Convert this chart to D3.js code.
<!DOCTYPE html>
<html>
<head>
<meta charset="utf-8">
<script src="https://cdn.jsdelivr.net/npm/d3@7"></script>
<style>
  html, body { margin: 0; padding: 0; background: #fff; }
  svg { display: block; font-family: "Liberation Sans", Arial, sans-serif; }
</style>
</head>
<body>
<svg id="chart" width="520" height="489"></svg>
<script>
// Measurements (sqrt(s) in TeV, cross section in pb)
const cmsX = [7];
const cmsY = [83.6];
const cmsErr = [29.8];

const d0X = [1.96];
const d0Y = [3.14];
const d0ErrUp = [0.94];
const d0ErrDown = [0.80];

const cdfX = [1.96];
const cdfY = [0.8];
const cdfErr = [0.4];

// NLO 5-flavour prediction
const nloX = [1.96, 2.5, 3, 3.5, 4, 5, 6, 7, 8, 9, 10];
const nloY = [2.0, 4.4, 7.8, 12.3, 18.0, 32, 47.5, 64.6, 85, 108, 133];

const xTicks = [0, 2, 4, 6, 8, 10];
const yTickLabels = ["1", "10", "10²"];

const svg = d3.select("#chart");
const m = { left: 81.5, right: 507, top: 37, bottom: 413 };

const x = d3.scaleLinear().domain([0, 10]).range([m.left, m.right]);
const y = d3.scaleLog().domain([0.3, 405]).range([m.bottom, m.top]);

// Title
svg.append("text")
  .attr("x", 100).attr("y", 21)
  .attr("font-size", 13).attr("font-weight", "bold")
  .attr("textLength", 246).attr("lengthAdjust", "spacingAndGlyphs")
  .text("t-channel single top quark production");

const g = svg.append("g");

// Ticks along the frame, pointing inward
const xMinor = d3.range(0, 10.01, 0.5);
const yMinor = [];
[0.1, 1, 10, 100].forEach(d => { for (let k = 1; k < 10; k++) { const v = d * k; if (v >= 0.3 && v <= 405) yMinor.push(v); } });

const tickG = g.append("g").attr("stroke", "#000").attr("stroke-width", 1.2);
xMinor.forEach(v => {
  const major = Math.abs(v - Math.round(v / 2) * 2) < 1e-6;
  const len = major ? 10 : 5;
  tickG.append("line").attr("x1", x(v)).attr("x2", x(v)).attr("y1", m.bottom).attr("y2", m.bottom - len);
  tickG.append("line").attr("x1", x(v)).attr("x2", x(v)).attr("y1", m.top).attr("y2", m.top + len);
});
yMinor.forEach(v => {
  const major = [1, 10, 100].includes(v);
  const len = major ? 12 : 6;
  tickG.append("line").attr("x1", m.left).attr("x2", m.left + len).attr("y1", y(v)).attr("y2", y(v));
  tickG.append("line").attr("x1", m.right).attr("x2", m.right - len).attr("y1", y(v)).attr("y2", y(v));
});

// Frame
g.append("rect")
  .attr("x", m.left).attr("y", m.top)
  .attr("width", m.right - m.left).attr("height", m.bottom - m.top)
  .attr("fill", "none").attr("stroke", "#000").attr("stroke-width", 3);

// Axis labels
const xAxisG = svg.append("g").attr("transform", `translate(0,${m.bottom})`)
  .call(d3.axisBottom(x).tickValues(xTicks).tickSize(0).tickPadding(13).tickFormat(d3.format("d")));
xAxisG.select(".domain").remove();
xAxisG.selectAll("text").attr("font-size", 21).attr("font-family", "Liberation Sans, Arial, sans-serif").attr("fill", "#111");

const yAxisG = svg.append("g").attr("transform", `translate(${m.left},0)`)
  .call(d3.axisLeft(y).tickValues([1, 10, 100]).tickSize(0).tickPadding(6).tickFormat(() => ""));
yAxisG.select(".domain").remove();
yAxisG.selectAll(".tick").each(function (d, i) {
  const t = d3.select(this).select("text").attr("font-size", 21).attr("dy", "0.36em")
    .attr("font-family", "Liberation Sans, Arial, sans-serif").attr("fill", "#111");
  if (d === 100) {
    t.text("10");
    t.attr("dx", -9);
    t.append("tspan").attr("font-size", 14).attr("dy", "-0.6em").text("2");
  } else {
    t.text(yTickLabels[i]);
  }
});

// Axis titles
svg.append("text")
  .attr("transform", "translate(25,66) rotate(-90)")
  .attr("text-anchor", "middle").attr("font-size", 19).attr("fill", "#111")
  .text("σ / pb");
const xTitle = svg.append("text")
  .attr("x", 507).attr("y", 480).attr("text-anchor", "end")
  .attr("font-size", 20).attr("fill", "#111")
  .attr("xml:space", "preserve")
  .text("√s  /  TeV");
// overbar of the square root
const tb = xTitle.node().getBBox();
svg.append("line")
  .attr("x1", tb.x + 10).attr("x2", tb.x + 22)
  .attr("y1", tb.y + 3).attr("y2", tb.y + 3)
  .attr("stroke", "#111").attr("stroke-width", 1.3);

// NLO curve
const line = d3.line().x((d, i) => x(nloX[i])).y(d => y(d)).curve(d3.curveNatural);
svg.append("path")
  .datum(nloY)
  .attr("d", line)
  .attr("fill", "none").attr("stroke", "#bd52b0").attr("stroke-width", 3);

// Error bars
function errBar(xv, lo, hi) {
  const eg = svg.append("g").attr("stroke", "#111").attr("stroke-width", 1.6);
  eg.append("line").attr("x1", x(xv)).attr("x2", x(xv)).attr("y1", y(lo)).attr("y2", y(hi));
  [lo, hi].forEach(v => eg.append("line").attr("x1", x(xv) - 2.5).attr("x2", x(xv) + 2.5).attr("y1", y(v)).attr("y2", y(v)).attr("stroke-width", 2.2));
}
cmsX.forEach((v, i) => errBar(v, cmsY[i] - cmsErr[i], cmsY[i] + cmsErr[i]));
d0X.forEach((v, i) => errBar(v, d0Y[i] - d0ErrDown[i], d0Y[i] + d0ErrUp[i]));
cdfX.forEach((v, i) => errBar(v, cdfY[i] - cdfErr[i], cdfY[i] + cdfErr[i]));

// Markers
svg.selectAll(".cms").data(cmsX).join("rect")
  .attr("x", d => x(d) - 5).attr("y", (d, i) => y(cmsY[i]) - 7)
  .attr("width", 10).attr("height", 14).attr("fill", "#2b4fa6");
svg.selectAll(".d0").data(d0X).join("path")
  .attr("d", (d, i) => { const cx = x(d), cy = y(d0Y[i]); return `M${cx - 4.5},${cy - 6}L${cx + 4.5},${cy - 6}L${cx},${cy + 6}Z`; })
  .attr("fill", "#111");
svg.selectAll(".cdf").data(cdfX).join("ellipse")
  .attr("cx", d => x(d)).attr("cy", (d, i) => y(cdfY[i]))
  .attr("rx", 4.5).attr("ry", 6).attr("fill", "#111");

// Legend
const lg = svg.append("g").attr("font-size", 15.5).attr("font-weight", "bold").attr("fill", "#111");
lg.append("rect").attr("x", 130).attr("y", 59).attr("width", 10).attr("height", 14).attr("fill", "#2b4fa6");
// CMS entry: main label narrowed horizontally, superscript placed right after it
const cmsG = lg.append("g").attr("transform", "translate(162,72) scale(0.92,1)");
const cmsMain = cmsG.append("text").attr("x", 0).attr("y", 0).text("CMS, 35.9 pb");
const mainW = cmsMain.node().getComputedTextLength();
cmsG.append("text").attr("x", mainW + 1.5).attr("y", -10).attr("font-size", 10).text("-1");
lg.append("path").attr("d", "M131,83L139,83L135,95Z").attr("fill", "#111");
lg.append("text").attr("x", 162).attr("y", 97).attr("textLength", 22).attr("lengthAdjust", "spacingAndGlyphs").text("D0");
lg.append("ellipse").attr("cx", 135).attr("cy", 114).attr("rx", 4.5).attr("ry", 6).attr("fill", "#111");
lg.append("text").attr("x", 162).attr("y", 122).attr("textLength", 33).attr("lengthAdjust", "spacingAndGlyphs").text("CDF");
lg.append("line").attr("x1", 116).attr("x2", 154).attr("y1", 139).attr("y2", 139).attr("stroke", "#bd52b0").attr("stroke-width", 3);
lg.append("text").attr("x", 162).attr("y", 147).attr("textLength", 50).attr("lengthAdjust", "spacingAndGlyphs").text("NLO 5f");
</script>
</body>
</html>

Written request.
Please write out exactly the lines from the start of the data through the line that contains "const cmsErr = [29.8];", both ends included, and nothing else.

Answer to this exercise.
Convert this chart to D3.js code.
<!DOCTYPE html>
<html>
<head>
<meta charset="utf-8">
<script src="https://cdn.jsdelivr.net/npm/d3@7"></script>
<style>
  html, body { margin: 0; padding: 0; background: #fff; }
  svg { display: block; font-family: "Liberation Sans", Arial, sans-serif; }
</style>
</head>
<body>
<svg id="chart" width="520" height="489"></svg>
<script>
// Measurements (sqrt(s) in TeV, cross section in pb)
const cmsX = [7];
const cmsY = [83.6];
const cmsErr = [29.8];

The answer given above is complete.